This week, there was a major breakthrough for artificial intelligence researchers. Google’s AI system AlphaGo won a contest of the ancient strategy game Go, the first time an AI system was able to do so for it.

The rules of Go are simple: Players take turns placing black or white stones on a board, and they try to capture the opponent’s stones or surround empty space to mark points of territory. It takes concentration and a bit of intuition to play it. While the rules are simple, the possibilities for positions are just about endless. In fact, the positions are more than a googol times larger than chess, according to a Google blog post.

Since the game is complex, it makes it hard for a computer to play, which is why it has been so difficult for an AI to beat the game. Previously, computers playing Go were compared to nothing more than amateur Go players, according to Google.
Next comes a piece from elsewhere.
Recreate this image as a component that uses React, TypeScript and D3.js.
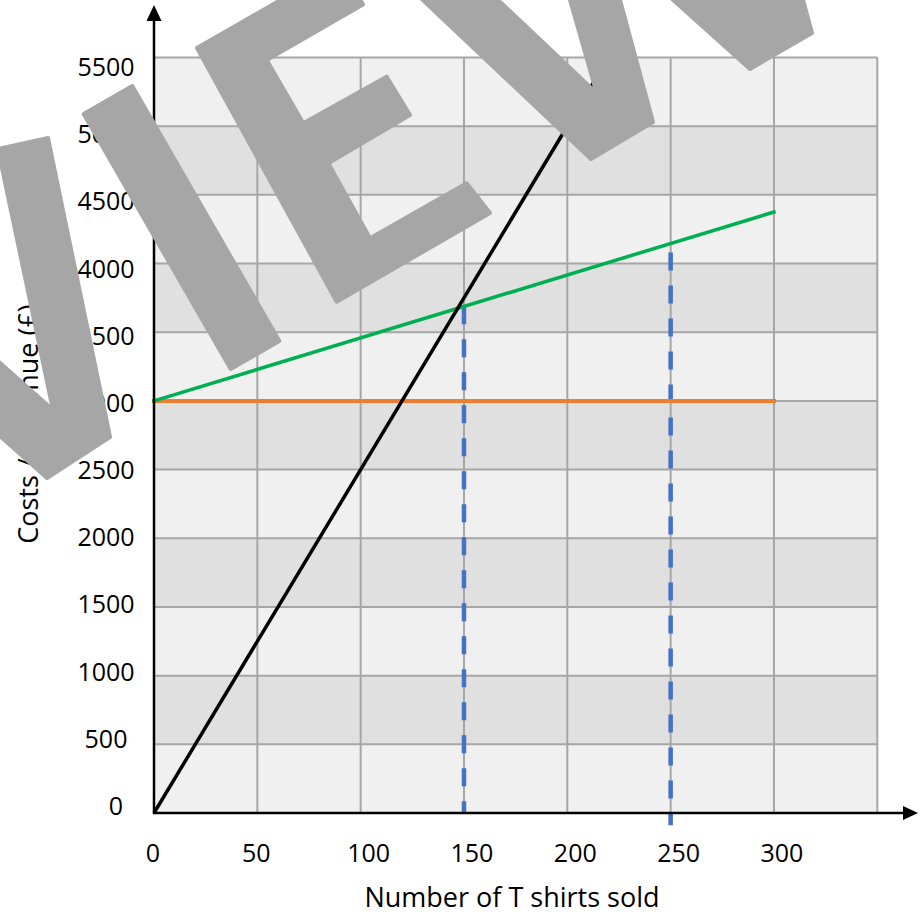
import React from "react";
import * as d3 from "d3";

// ---- data ----
const xTickValues = [0, 50, 100, 150, 200, 250, 300];
const xGridValues = [0, 50, 100, 150, 200, 250, 300, 350];
const yTickValues = [0, 500, 1000, 1500, 2000, 2500, 3000, 3500, 4000, 4500, 5000, 5500];

const revenue = [
  { q: 0, v: 0 },
  { q: 220, v: 5500 },
];
const totalCosts = [
  { q: 0, v: 3000 },
  { q: 300, v: 4375 },
];
const fixedCosts = [
  { q: 0, v: 3000 },
  { q: 300, v: 3000 },
];
const guideQ = [150, 250];
const guideFrom = [0, -90];
const guideTo = [3690, 4080];

const xTitle = "Number of T shirts sold";
const yTitle = "Costs / Revenue (£)";

// watermark ("PREVIEW" letters, rotated) – decorative shapes
const watermarkShapes: [number, number][][] = [
  // V
  [[-2, 149], [48, 138], [110, 437], [47, 478], [-80, 365], [-74, 297], [53, 410]],
  // I
  [[83.7, 114], [132.3, 86], [279.3, 341], [230.7, 369]],
  // E
  [[197, 48], [340.5, -34.5], [363, 4.5], [266.7, 60], [303.3, 123.3], [386.7, 76.7], [410, 115], [328.3, 163.3], [370, 238.3], [466.7, 183.3], [490, 213], [336.7, 301.7]],
  // W
  [[317, -100], [591, 159], [653, 122], [603, -63], [750, 69], [812, 33], [776, -100], [725, -100], [752, -1], [642.6, -100], [541.4, -100], [596.7, 93.3], [392.4, -100]],
];

const W = 924;
const H = 916;
const FONT = "'Open Sans', 'DejaVu Sans', sans-serif";

export default function App() {
  const x = d3.scaleLinear().domain([0, 350]).range([154, 877.3]);
  const y = d3.scaleLinear().domain([0, 5500]).range([813, 57.5]);
  const yLab = d3.scaleLinear().domain([0, 5500]).range([806, 67]);

  const line = d3
    .line<{ q: number; v: number }>()
    .x((d) => x(d.q))
    .y((d) => y(d.v));

  const bands = d3.range(0, 5500, 500);
  const poly = d3.line<[number, number]>().curve(d3.curveLinearClosed);

  const axisY0 = y(0);
  const axisX0 = x(0);

  return (
    <svg
      width={W}
      height={H}
      style={{ position: "absolute", left: 0, top: 0, background: "#fff" }}
      fontFamily={FONT}
    >
      {/* bands */}
      {bands.map((b, i) => (
        <rect
          key={"b" + b}
          x={x(0)}
          y={y(b + 500)}
          width={x(350) - x(0)}
          height={y(b) - y(b + 500)}
          fill={i % 2 === 0 ? "#f0f0f0" : "#e0e0e0"}
        />
      ))}
      {/* grid */}
      {xGridValues.map((v) => (
        <line key={"gx" + v} x1={x(v)} x2={x(v)} y1={y(0)} y2={y(5500)} stroke="#a6a6a6" strokeWidth={2} />
      ))}
      {yTickValues.map((v) => (
        <line key={"gy" + v} x1={x(0)} x2={x(350)} y1={y(v)} y2={y(v)} stroke="#a6a6a6" strokeWidth={2} />
      ))}

      {/* guides */}
      {guideQ.map((q, i) => (
        <line
          key={"g" + q}
          x1={x(q)}
          x2={x(q)}
          y1={y(guideTo[i])}
          y2={y(guideFrom[i])}
          stroke="#4472c4"
          strokeWidth={4.5}
          strokeDasharray="18 15"
        />
      ))}

      {/* series */}
      <path d={line(fixedCosts) || ""} fill="none" stroke="#ed7d31" strokeWidth={4} strokeLinecap="square" />
      <path d={line(totalCosts) || ""} fill="none" stroke="#00b050" strokeWidth={3.5} strokeLinecap="square" />
      <path d={line(revenue) || ""} fill="none" stroke="#000" strokeWidth={3.5} />

      {/* axes */}
      <line x1={axisX0} x2={axisX0} y1={axisY0 + 1} y2={18} stroke="#000" strokeWidth={2.5} />
      <path d={`M${axisX0},5 L${axisX0 - 7.5},21 L${axisX0 + 7.5},21 Z`} fill="#000" />
      <line x1={axisX0 - 1} x2={905} y1={axisY0} y2={axisY0} stroke="#000" strokeWidth={2.5} />
      <path d={`M918,${axisY0} L903,${axisY0 - 7} L903,${axisY0 + 7} Z`} fill="#000" />

      {/* tick labels */}
      {yTickValues.map((v) => (
        <text
          key={"yl" + v}
          x={v === 0 ? 116 : 106}
          y={yLab(v) + 9}
          fontSize={25}
          textAnchor="middle"
          fill="#000"
        >
          {v}
        </text>
      ))}
      {xTickValues.map((v) => (
        <text
          key={"xl" + v}
          x={x(v) + (String(v).length >= 3 ? 8 : -1)}
          y={862}
          fontSize={25}
          textAnchor="middle"
          fill="#000"
        >
          {v}
        </text>
      ))}

      {/* titles */}
      <text x={512} y={907} fontSize={27} textAnchor="middle" fill="#000">
        {xTitle}
      </text>
      <text
        transform={`translate(38,424) rotate(-90)`}
        fontSize={27}
        textAnchor="middle"
        fill="#000"
      >
        {yTitle}
      </text>

      {/* watermark */}
      {watermarkShapes.map((s, i) => (
        <path
          key={"w" + i}
          d={poly(s) || ""}
          fill="#a6a6a6"
          stroke="#a6a6a6"
          strokeWidth={4}
          strokeLinejoin="round"
        />
      ))}
    </svg>
  );
}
(Related: AI system teaches itself to play chess)

The AI computing system AlphaGo was developed by Google researchers in the United Kingdom. It combines an advanced tree search (a heuristic search algorithm for decision-making processes) with deep neural networks.

The neural networks take a description of the Go board as an input and process it through 12 network layers that contain millions of neuron-like connections. A “policy network” selects the next move to play, while the “value network” predicts the winner of the game.
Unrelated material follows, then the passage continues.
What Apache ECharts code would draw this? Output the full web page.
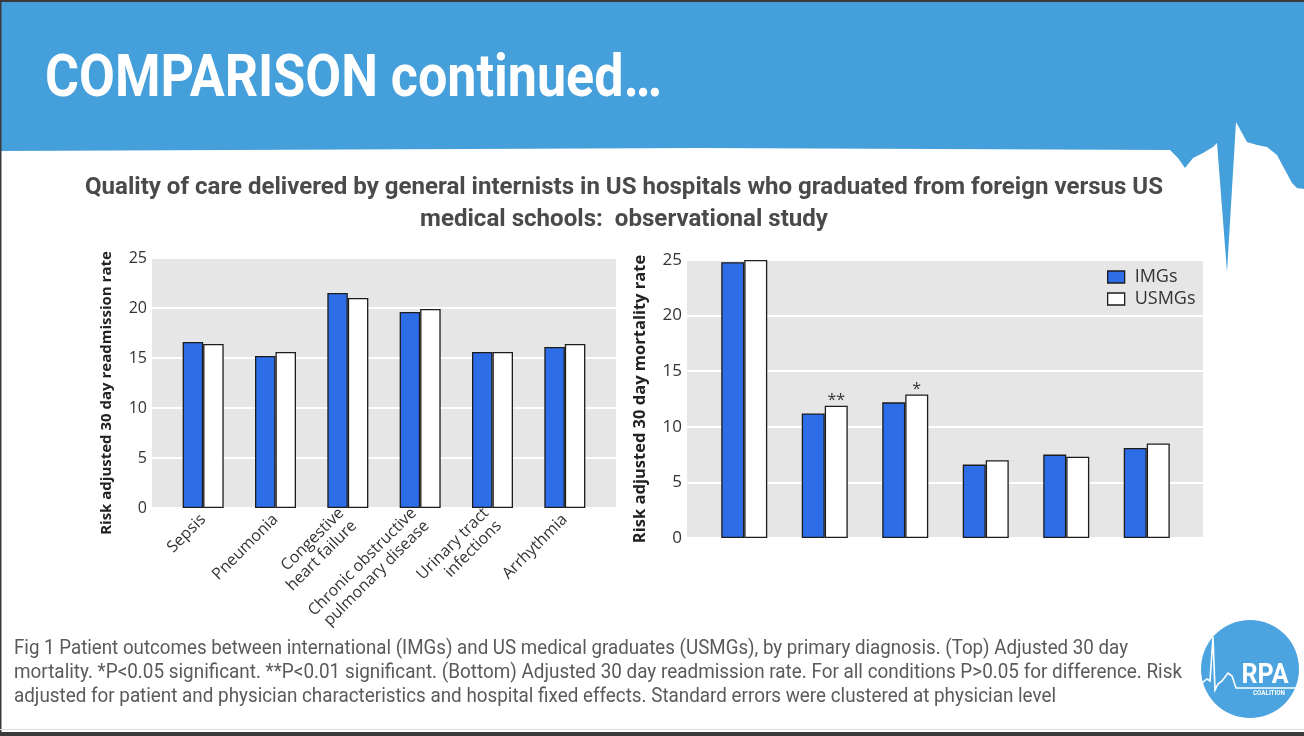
<!DOCTYPE html>
<html>
<head>
<meta charset="utf-8">
<script src="https://cdn.jsdelivr.net/npm/echarts@6/dist/echarts.min.js"></script>
<style>
html,body{margin:0;padding:0;background:#fff;}
#chart{width:1304px;height:736px;}
</style>
</head>
<body>
<div id="chart"></div>
<script>
// ---------- DATA ----------
const categories = ['Sepsis', 'Pneumonia', 'Congestive\nheart failure', 'Chronic obstructive\npulmonary disease', 'Urinary tract\ninfections', 'Arrhythmia'];
const readmissionIMG  = [16.6, 15.2, 21.5, 19.6, 15.6, 16.1];
const readmissionUSMG = [16.4, 15.6, 21.0, 19.9, 15.6, 16.4];
const mortalityIMG  = [24.8, 11.2, 12.2, 6.6, 7.5, 8.1];
const mortalityUSMG = [25.0, 11.9, 12.9, 7.0, 7.3, 8.5];
const mortalitySig  = ['', '**', '*', '', '', ''];
const seriesNames = ['IMGs', 'USMGs'];
const yMin = 0, yMax = 25, yInterval = 5;

const titleText = 'COMPARISON continued\u2026';
const subtitleLines = [
  'Quality of care delivered by general internists in US hospitals who graduated from foreign versus US',
  'medical schools:  observational study'
];
const footerLines = [
  'Fig 1 Patient outcomes between international (IMGs) and US medical graduates (USMGs), by primary diagnosis. (Top) Adjusted 30 day',
  'mortality. *P<0.05 significant. **P<0.01 significant. (Bottom) Adjusted 30 day readmission rate. For all conditions P>0.05 for difference. Risk',
  'adjusted for patient and physician characteristics and hospital fixed effects. Standard errors were clustered at physician level'
];
const yNameLeft = 'Risk adjusted 30 day readmission rate';
const yNameRight = 'Risk adjusted 30 day mortality rate';

// ---------- STYLE ----------
const BLUE = '#449FDA';
const IMG_COLOR = '#2D6EE8';
const BORDER = '#1c1c1c';
const CHART_FONT = '"Open Sans", "DejaVu Sans", sans-serif';

const measureCtx = document.createElement('canvas').getContext('2d');
function fitScale(text, font, target) {
  measureCtx.font = font;
  return target / measureCtx.measureText(text).width;
}
function textEl(text, x, y, size, weight, color, align, targetWidth, family) {
  family = family || 'Roboto';
  const font = weight + ' ' + size + 'px ' + family;
  const sx = targetWidth ? fitScale(text, font, targetWidth) : 1;
  return {
    type: 'text', x: x, y: y, scaleX: sx, z: 10,
    style: {
      text: text, font: font, fill: color,
      align: align, textAlign: align,
      verticalAlign: 'middle', textVerticalAlign: 'middle'
    }
  };
}

const chart = echarts.init(document.getElementById('chart'), null, {renderer: 'canvas'});

const barStyle = (fill) => ({color: fill, borderColor: BORDER, borderWidth: 1.3});

const sigMarks = mortalitySig.map((s, i) => s ? {
  coord: [i, Math.max(mortalityIMG[i], mortalityUSMG[i])],
  label: {formatter: s}
} : null).filter(Boolean);

const graphics = [
  // header band with ECG-like lower edge
  {type: 'polygon', z: 1, shape: {points: [
    [0,0],[1304,0],[1304,189],[1297,188],[1292,183],[1285,170],[1277,155],[1267,147],[1257,145],[1247,142],
    [1236,122],[1227,272],[1217,143],[1213,147],[1203,153],[1193,158],[1185,168],[1178,158],[1170,150],[700,148],[0,151]
  ]}, style: {fill: BLUE}},
  {type: 'rect', z: 2, shape: {x: 0, y: 0, width: 1304, height: 2}, style: {fill: '#3a3a3a'}},
  {type: 'rect', z: 2, shape: {x: 0, y: 0, width: 1.5, height: 736}, style: {fill: '#3a3a3a'}},
  {type: 'rect', z: 2, shape: {x: 0, y: 729, width: 1304, height: 1}, style: {fill: '#dddddd'}},
  {type: 'rect', z: 2, shape: {x: 0, y: 732, width: 1304, height: 4}, style: {fill: '#3a3a3a'}},
  textEl(titleText, 45, 81, 60, 'bold', '#ffffff', 'left', 617),
  textEl(subtitleLines[0], 624, 188, 23, 'bold', '#4a4a4a', 'center', 1078),
  textEl(subtitleLines[1], 624, 220, 23, 'bold', '#4a4a4a', 'center', 408),
  textEl(footerLines[0], 14, 649, 20, 'normal', '#5a5a5a', 'left', 1114),
  textEl(footerLines[1], 14, 673, 20, 'normal', '#5a5a5a', 'left', 1168),
  textEl(footerLines[2], 14, 697, 20, 'normal', '#5a5a5a', 'left', 1042),
  // logo
  {type: 'circle', z: 5, shape: {cx: 1250, cy: 669, r: 49}, style: {fill: '#4BA3DF'}},
  {type: 'polyline', z: 6, shape: {points: [
    [1202,683],[1207,679],[1210,681],[1213,637],[1215,690],[1218,684],[1222,681],[1228,673],[1232,676],[1236,688],[1297,688]
  ]}, style: {stroke: '#ffffff', lineWidth: 1.6, fill: null}},
  textEl('RPA', 1265, 676, 28, 'bold', '#ffffff', 'center', 47),
  textEl('COALITION', 1269, 692.5, 8, 'bold', '#ffffff', 'center', 32)
];

const option = {
  animation: false,
  backgroundColor: '#ffffff',
  textStyle: {fontFamily: CHART_FONT},
  graphic: graphics,
  legend: {
    orient: 'vertical', left: 1107, top: 266, padding: 0,
    itemWidth: 17, itemHeight: 12, itemGap: 0,
    icon: 'rect',
    textStyle: {fontSize: 18, color: '#333', fontFamily: CHART_FONT, padding: [0, 0, 0, 5], lineHeight: 22},
    data: [
      {name: seriesNames[0], itemStyle: barStyle(IMG_COLOR)},
      {name: seriesNames[1], itemStyle: barStyle('#ffffff')}
    ]
  },
  grid: [
    {left: 152, right: 1304 - 616, top: 258, bottom: 736 - 508, show: true, backgroundColor: '#E6E6E6', borderWidth: 0},
    {left: 167, right: 1304 - 601, top: 258, bottom: 736 - 508},
    {left: 687, right: 1304 - 1203, top: 260, bottom: 736 - 538, show: true, backgroundColor: '#E6E6E6', borderWidth: 0},
    {left: 704, right: 1304 - 1187, top: 260, bottom: 736 - 538}
  ],
  xAxis: [
    {gridIndex: 0, type: 'value', min: 0, max: 1, show: false},
    {gridIndex: 1, type: 'category', data: categories,
      axisLine: {show: false}, axisTick: {show: false},
      axisLabel: {rotate: 45, interval: 0, fontSize: 16, color: '#333', margin: 9, lineHeight: 18, fontFamily: CHART_FONT}},
    {gridIndex: 2, type: 'value', min: 0, max: 1, show: false},
    {gridIndex: 3, type: 'category', data: categories,
      axisLine: {show: false}, axisTick: {show: false}, axisLabel: {show: false}}
  ],
  yAxis: [
    {gridIndex: 0, type: 'value', min: yMin, max: yMax, interval: yInterval,
      axisLine: {show: false}, axisTick: {show: false},
      splitLine: {lineStyle: {color: '#ffffff', width: 2}},
      axisLabel: {fontSize: 16, color: '#333', margin: 5, fontFamily: CHART_FONT},
      name: yNameLeft, nameLocation: 'middle', nameGap: 38,
      nameTextStyle: {fontSize: 15, fontWeight: 'bold', color: '#222', fontFamily: CHART_FONT, padding: [0, 20, 0, 0]}},
    {gridIndex: 1, type: 'value', min: yMin, max: yMax, interval: yInterval, show: false},
    {gridIndex: 2, type: 'value', min: yMin, max: yMax, interval: yInterval,
      axisLine: {show: false}, axisTick: {show: false},
      splitLine: {lineStyle: {color: '#ffffff', width: 2}},
      axisLabel: {fontSize: 17, color: '#333', margin: 5, fontFamily: CHART_FONT},
      name: yNameRight, nameLocation: 'middle', nameGap: 38,
      nameTextStyle: {fontSize: 16.5, fontWeight: 'bold', color: '#222', fontFamily: CHART_FONT}},
    {gridIndex: 3, type: 'value', min: yMin, max: yMax, interval: yInterval, show: false}
  ],
  series: [
    {name: seriesNames[0], type: 'bar', xAxisIndex: 1, yAxisIndex: 1, data: readmissionIMG,
      barWidth: 20.5, barGap: '0%', itemStyle: barStyle(IMG_COLOR)},
    {name: seriesNames[1], type: 'bar', xAxisIndex: 1, yAxisIndex: 1, data: readmissionUSMG,
      barWidth: 20.5, barGap: '0%', itemStyle: barStyle('#ffffff')},
    {name: seriesNames[0], type: 'bar', xAxisIndex: 3, yAxisIndex: 3, data: mortalityIMG,
      barWidth: 23, barGap: '0%', itemStyle: barStyle(IMG_COLOR)},
    {name: seriesNames[1], type: 'bar', xAxisIndex: 3, yAxisIndex: 3, data: mortalityUSMG,
      barWidth: 23, barGap: '0%', itemStyle: barStyle('#ffffff'),
      markPoint: {
        symbol: 'rect', symbolSize: [1, 1],
        itemStyle: {color: 'rgba(0,0,0,0)', borderWidth: 0},
        label: {show: true, position: 'top', distance: 0, offset: [0, 3], fontSize: 16, color: '#333', fontFamily: CHART_FONT},
        data: sigMarks
      }}
  ]
};
chart.setOption(option);
</script>
</body>
</html>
The researchers trained the neural networks on 30 million moves from games played by human experts until the AI could predict the human move 57% of the time. Google wrote that the previous record for AlphaGo was 44%.

The company said that its main goal was to beat the best human players, not just mimic them. AlphaGo was able to do this by discovering new strategies by using reinforcement learning, which was done with computing power from the Google Cloud Platform.

The big test happened when Google held a tournament between AlphaGo and other top Go computer programs, according to the company. The AI won all but one of its 500 games. Then, Google pitted it against Go champion Fan Hui, an elite player who has been playing since the age of 12. AlphaGo won all five games. This is the first time an artificial intelligence system has beaten a professional Go champion.

Google said that the next step will happen in March, when AlphaGo will compete in a five-game challenge match in Seoul against “legendary” Go player Lee Sedol, considered the top Go player in the world. Google hopes that this system can be used in the future for more than just games—for instance solving the world’s problems like climate modeling or disease analysis.